Dartmouth's isolated location is a significant challenge in recruiting and retaining minority professors, several faculty members said.

Many of the approximately 25 faculty members in attendance said Dartmouth's next president should have an academic background, rather than a background in politics or business.

"Having a president who is a scholar is important because of the respect that that person, as a scholar, can gain from faculty," anthropology professor John Watanabe said. "Someone who has been on a faculty . . . understands and appreciates the curious dynamics of academic politics."

The input from faculty members is largely consistent with that received from faculty members and other constituencies in the past, Mulley said in the interview, adding that variations within each constituency means that it is difficult to attach a particular view to any one group.

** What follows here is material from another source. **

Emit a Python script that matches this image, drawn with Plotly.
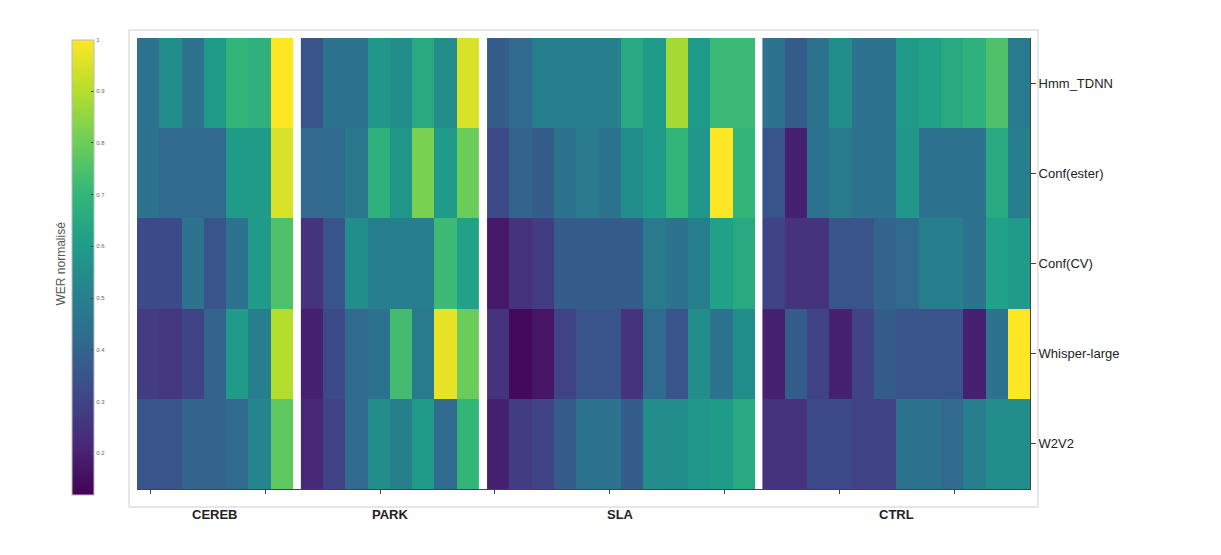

"It's actually very reassuring -- how similar the areas of agreement and how similar the areas of disagreement are in the different constituencies," Mulley said. "One would think, [based on] what one can read in the press, that there would be a great divide or great disagreement about the direction of Dartmouth . . . That isn't there."

In addition to the open forums, the trustees are also soliciting input via personal conversations, meetings with specific groups and e-mails. Approximately 300 e-mails have been submitted to the Board to date, Haldeman said.

The Board aims to complete its draft of the leadership statement at its meeting in the end of May. The search committee, which will be formed in June, will then review and expand this statement before releasing it to the public.